The second concern is that, in part due to his age, Biden is failing to appropriately “perform” the role of president or presidential candidate — that, whatever the truth, he hasn’t been good at seeming like he’s in command, like he’s energetic, can handle tough questioning, and is up to the job.

This criticism inevitably devolves into theater criticism because it’s fundamentally about performance. By saying that, I don’t mean to dismiss it. This concern is often voiced by people who want Democrats to defeat Trump — they fear Biden is no longer up to the rigors of the campaign trail, or that he simply just seems old in a way that won’t appeal to voters. They believe defeating Trump is very important, and worry Biden will fail to do it.

All of that makes sense. But often, the way this stuff is covered day-to-day becomes vapid and ridiculous, from both ends. We swing from “Biden made a gaffe in a press conference, heightening age concerns” to “Biden read a fiery speech, quelling age concerns.” But neither event really tells us much.

The issue about Biden’s public performance as related to his age is really a question about how swing voters will view Biden’s public performance. But media commentators hyper-saturated in politics news aren’t particularly good at guessing how low-engagement swing voters will think about things.

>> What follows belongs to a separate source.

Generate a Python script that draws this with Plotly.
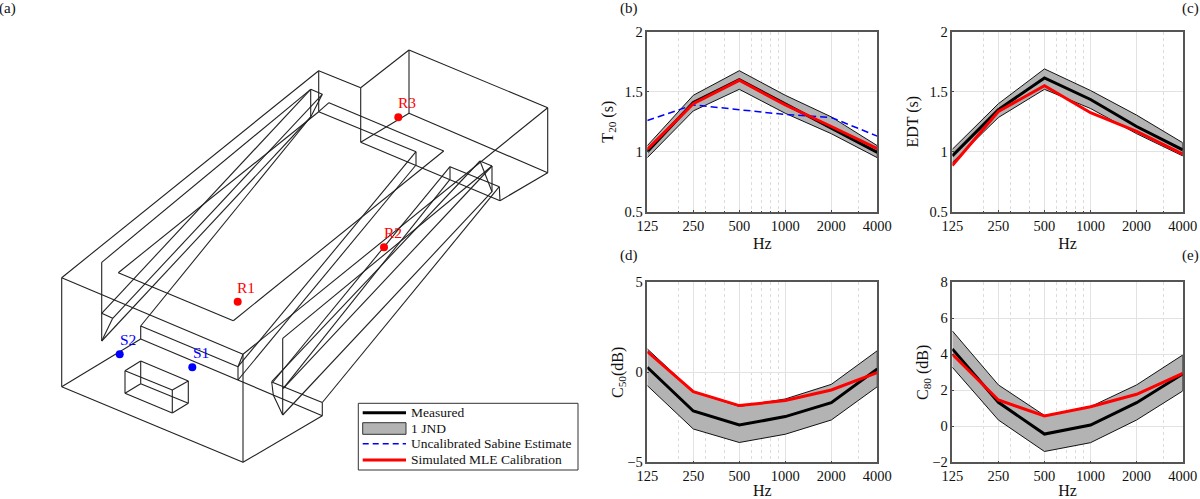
import plotly.graph_objects as go

FONT = "Liberation Serif"

freqs = [125, 250, 500, 1000, 2000, 4000]
freq_labels = ["125", "250", "500", "1000", "2000", "4000"]
minor_freqs = [200, 300, 400, 600, 700, 800, 900, 3000]

t20_measured = [1.0, 1.41, 1.60, 1.40, 1.20, 0.995]
t20_upper = [1.05, 1.47, 1.675, 1.47, 1.29, 1.05]
t20_lower = [0.95, 1.34, 1.52, 1.32, 1.15, 0.95]
t20_sim = [1.02, 1.40, 1.595, 1.39, 1.21, 1.025]
t20_sabine = [1.26, 1.39, 1.35, 1.31, 1.285, 1.13]

edt_measured = [0.965, 1.35, 1.615, 1.435, 1.21, 1.015]
edt_upper = [1.02, 1.40, 1.69, 1.51, 1.305, 1.075]
edt_lower = [0.91, 1.285, 1.52, 1.36, 1.15, 0.965]
edt_sim = [0.885, 1.335, 1.55, 1.325, 1.17, 0.98]

c50_measured = [0.28, -2.15, -2.93, -2.46, -1.69, 0.19]
c50_upper = [1.3, -1.07, -1.9, -1.48, -0.67, 1.2]
c50_lower = [-0.74, -3.15, -3.9, -3.44, -2.65, -0.8]
c50_sim = [1.15, -1.07, -1.85, -1.57, -0.98, -0.02]

c80_measured = [4.3, 1.33, -0.43, 0.07, 1.31, 2.91]
c80_upper = [5.3, 2.3, 0.6, 1.09, 2.3, 3.96]
c80_lower = [3.28, 0.35, -1.4, -0.91, 0.35, 1.96]
c80_sim = [4.0, 1.46, 0.57, 1.09, 1.78, 2.94]

# room wireframe in pixels
room_edges = [
    # front block
    ((61.7, 277.7), (61.7, 386.7)), ((61.7, 386.7), (243, 462.3)), ((243, 462.3), (243, 354.3)),
    ((61.7, 277.7), (243, 354.3)), ((243, 462.3), (322.3, 415.7)), ((322.3, 415.7), (322.3, 402.5)),
    ((140.7, 339), (322.3, 415.7)), ((140.7, 339), (140.7, 326)), ((140.7, 326), (238, 366.7)),
    ((238, 366.7), (238, 380)), ((238, 366.7), (243, 354.3)), ((61.7, 386.7), (140.7, 339)),
    ((61.7, 277.7), (318.7, 70.7)), ((271.7, 382), (322.3, 402.5)),
    # left window
    ((101.7, 262.3), (310.7, 89.3)), ((101.7, 262.3), (101.7, 341)), ((310.7, 89.3), (322.3, 94.3)),
    ((310.7, 89.3), (310.7, 117)), ((322.3, 94.3), (310.7, 117)), ((101.7, 313.3), (310.7, 89.3)),
    ((112.7, 318.3), (322.3, 94.3)), ((101.7, 341), (310.7, 117)), ((101.7, 341), (112.7, 318.3)),
    ((101.7, 313.3), (112.7, 318.3)), ((140.7, 326), (310.7, 117)),
    # inner floor outline
    ((118.3, 272.7), (318.7, 111.7)), ((118.3, 272.7), (233.3, 320.7)), ((233.3, 320.7), (443.7, 151)),
    ((443.7, 151), (329, 102.7)), ((329, 102.7), (318.7, 111.7)), ((318.7, 111.7), (416, 151.7)),
    ((416, 151.7), (416, 165)), ((238, 366.7), (416, 151.7)), ((238, 380), (416, 165)),
    ((318.7, 70.7), (318.7, 111.7)), ((318.7, 70.7), (360.7, 87.7)),
    # back box
    ((360.7, 87.7), (409, 50)), ((409, 50), (547.7, 107.7)), ((409, 50), (409, 113.3)),
    ((360.7, 87.7), (360.7, 142.3)), ((360.7, 142.3), (409, 113.3)), ((409, 113.3), (547.7, 172.7)),
    ((547.7, 107.7), (547.7, 172.7)), ((547.7, 172.7), (500, 200.7)), ((360.7, 142.3), (500, 200.7)),
    ((243, 354.3), (547.7, 107.7)),
    # right window
    ((282.7, 338.3), (282.7, 415)), ((282.7, 338.3), (492, 166)), ((271.7, 381.7), (480, 161)),
    ((273, 382), (450, 166.7)), ((283.3, 388.3), (450, 179.3)), ((283.3, 388.3), (492, 166)),
    ((282.7, 415), (492, 191.7)), ((322.3, 402.5), (499.3, 186.7)), ((271.7, 381.7), (273.3, 395)),
    ((273.3, 395), (282.7, 415)), ((450, 166.7), (450, 179.3)), ((450, 166.7), (499.3, 186.7)),
    ((499.3, 186.7), (500, 200.7)), ((480, 161), (492, 166)), ((492, 166), (492, 191.7)),
    ((480, 161), (492, 191.7)),
    # box on the floor
    ((125, 370.7), (172.3, 390)), ((125, 370.7), (140.7, 361)), ((140.7, 361), (188.3, 381)),
    ((188.3, 381), (172.3, 390)), ((125, 370.7), (125, 393.3)), ((172.3, 390), (172.3, 413)),
    ((188.3, 381), (188.3, 403.3)), ((140.7, 361), (140.7, 383.7)), ((125, 393.3), (172.3, 413)),
    ((172.3, 413), (188.3, 403.3)), ((188.3, 403.3), (140.7, 383.7)), ((140.7, 383.7), (125, 393.3)),
]

receiver_names = ["R1", "R2", "R3"]
receiver_x = [237.7, 384, 398.3]
receiver_y = [301.7, 247.3, 117.3]
source_names = ["S1", "S2"]
source_x = [192.3, 119.7]
source_y = [367.3, 354.3]

W, H = 1200, 499

fig = go.Figure()

edge_x, edge_y = [], []
for a, b in room_edges:
    edge_x += [a[0], b[0], None]
    edge_y += [a[1], b[1], None]
fig.add_trace(go.Scatter(x=edge_x, y=edge_y, mode="lines", line=dict(color="#222", width=1.1),
                         showlegend=False, hoverinfo="skip"))
fig.add_trace(go.Scatter(x=receiver_x, y=receiver_y, mode="markers",
                         marker=dict(size=8, color="red"), showlegend=False))
fig.add_trace(go.Scatter(x=source_x, y=source_y, mode="markers",
                         marker=dict(size=8, color="blue"), showlegend=False))

fig.update_layout(
    xaxis=dict(range=[0, W], domain=[0, 1], visible=False, fixedrange=True, automargin=False),
    yaxis=dict(range=[H, 0], domain=[0, 1], visible=False, fixedrange=True, automargin=False),
)


def add_panel(n, box, measured, upper, lower, sim, yrange, yticks, ytitle, standoff, sabine=None):
    left, top, right, bottom = box
    xname, yname = f"x{n}", f"y{n}"
    band_x = freqs + freqs[::-1]
    band_y = upper + lower[::-1]
    fig.add_trace(go.Scatter(x=band_x, y=band_y, xaxis=xname, yaxis=yname, mode="lines", fill="toself",
                             fillcolor="#b3b3b3", line=dict(color="#111", width=1), showlegend=False))
    fig.add_trace(go.Scatter(x=freqs, y=measured, xaxis=xname, yaxis=yname, mode="lines",
                             line=dict(color="black", width=3), showlegend=False))
    if sabine:
        fig.add_trace(go.Scatter(x=freqs, y=sabine, xaxis=xname, yaxis=yname, mode="lines",
                                 line=dict(color="#0000ff", width=1.5, dash="7px,4px"), showlegend=False))
    fig.add_trace(go.Scatter(x=freqs, y=sim, xaxis=xname, yaxis=yname, mode="lines",
                             line=dict(color="red", width=3), showlegend=False))
    fig.update_layout({
        f"xaxis{n}": dict(
            type="log", range=[2.09691, 3.60206], domain=[left / W, right / W], anchor=yname,
            automargin=False,
            tickvals=freqs, ticktext=freq_labels, ticks="inside", ticklen=2, tickcolor="#444",
            showgrid=True, gridcolor="#e2e2e2", gridwidth=1, zeroline=False,
            minor=dict(tickvals=minor_freqs, showgrid=True, gridcolor="#dcdcdc", griddash="dot",
                       ticks="inside", ticklen=1, tickcolor="#444"),
            showline=True, linecolor="#555", linewidth=1.5, mirror=True,
            title=dict(text="Hz", standoff=5, font=dict(family=FONT, size=16, color="#111")),
            tickfont=dict(family=FONT, size=14.5, color="#111"),
        ),
        f"yaxis{n}": dict(
            range=yrange, domain=[1 - bottom / H, 1 - top / H], anchor=xname,
            automargin=False,
            tickvals=yticks, tickmode="array", ticks="inside", ticklen=2, tickcolor="#444",
            showgrid=True, gridcolor="#e2e2e2", gridwidth=1, zeroline=False,
            showline=True, linecolor="#555", linewidth=1.5, mirror=True,
            title=dict(text=ytitle, standoff=standoff, font=dict(family=FONT, size=16, color="#111")),
            tickfont=dict(family=FONT, size=14.5, color="#111"), tickformat="~g",
        ),
    })


add_panel(2, (647.3, 31.7, 877.3, 211.7), t20_measured, t20_upper, t20_lower, t20_sim,
          [0.5, 2], [0.5, 1, 1.5, 2], "T<sub>20</sub> (s)", 7, sabine=t20_sabine)
add_panel(3, (952.3, 31.7, 1182.7, 211.7), edt_measured, edt_upper, edt_lower, edt_sim,
          [0.5, 2], [0.5, 1, 1.5, 2], "EDT (s)", 7)
add_panel(4, (647.3, 282.3, 877.3, 462.3), c50_measured, c50_upper, c50_lower, c50_sim,
          [-5, 5], [-5, 0, 5], "C<sub>50</sub>(dB)", 0)
add_panel(5, (952.3, 282.3, 1182.7, 462.3), c80_measured, c80_upper, c80_lower, c80_sim,
          [-2, 8], [-2, 0, 2, 4, 6, 8], "C<sub>80</sub> (dB)", 0)

# legend is drawn by hand because the rows sit closer than plotly's own legend allows
shapes = [
    dict(type="rect", x0=358.3, x1=578, y0=403.3, y1=470, line=dict(color="#333", width=1), fillcolor="white"),
    dict(type="line", x0=362.7, x1=406, y0=412.7, y1=412.7, line=dict(color="black", width=3)),
    dict(type="rect", x0=362.7, x1=406, y0=422.7, y1=434.3, line=dict(color="#333", width=1), fillcolor="#b3b3b3"),
    dict(type="line", x0=362.7, x1=406, y0=443.7, y1=443.7, line=dict(color="#0000ff", width=1.5, dash="6px,4px")),
    dict(type="line", x0=362.7, x1=406, y0=460, y1=460, line=dict(color="red", width=3)),
]
fig.update_layout(shapes=[dict(s, xref="x", yref="y", layer="above") for s in shapes])

legend_text = ["Measured", "1 JND", "Uncalibrated Sabine Estimate", "Simulated MLE Calibration"]
legend_y = [412.7, 428, 443.7, 459.3]
notes = [dict(x=408.5, y=yy, text=t, xanchor="left", font=dict(family=FONT, size=13.5, color="#111"))
         for t, yy in zip(legend_text, legend_y)]
panel_tags = [("(a)", 7.5, 8.5), ("(b)", 629.3, 8.5), ("(c)", 1190.5, 8.5), ("(d)", 629.3, 255), ("(e)", 1190.5, 255)]
notes += [dict(x=px, y=py, text=t, xanchor="center", font=dict(family=FONT, size=15, color="#111"))
          for t, px, py in panel_tags]
# point labels sit up and to the right of their dots
for names, xs, ys, colour in [(receiver_names, receiver_x, receiver_y, "red"),
                              (source_names, source_x, source_y, "blue")]:
    notes += [dict(x=px, y=py, text=t, xshift=8.5, yshift=14.5, xanchor="center",
                   font=dict(family=FONT, size=15.5, color=colour))
              for t, px, py in zip(names, xs, ys)]
fig.update_layout(annotations=[dict(n, xref="x", yref="y", yanchor="middle", showarrow=False) for n in notes])

fig.update_layout(
    width=W, height=H, margin=dict(l=0, r=0, t=0, b=0),
    paper_bgcolor="white", plot_bgcolor="rgba(0,0,0,0)", showlegend=False,
)
fig.write_html("out.html", config=dict(displayModeBar=False),
               post_script="document.body.style.margin='0';document.body.style.overflow='hidden';")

In particular, one big question here is how much Biden’s polling troubles are actually caused by his age, as compared to his record. Notably, many leaders of developed democracies who are far younger than Biden are wildly unpopular right now. And despite recent good economic news, prices are still a whole lot higher than they were four years ago — perhaps voters haven’t forgiven that just yet. The New York Times recently wrote about a focus group of undecided independent voters in which the prices issue loomed large.

The most illuminating coverage of this topic will try to assess how important the age issue truly is in voters’ thinking, and whether there’s any evidence age will impair governance — by either candidate.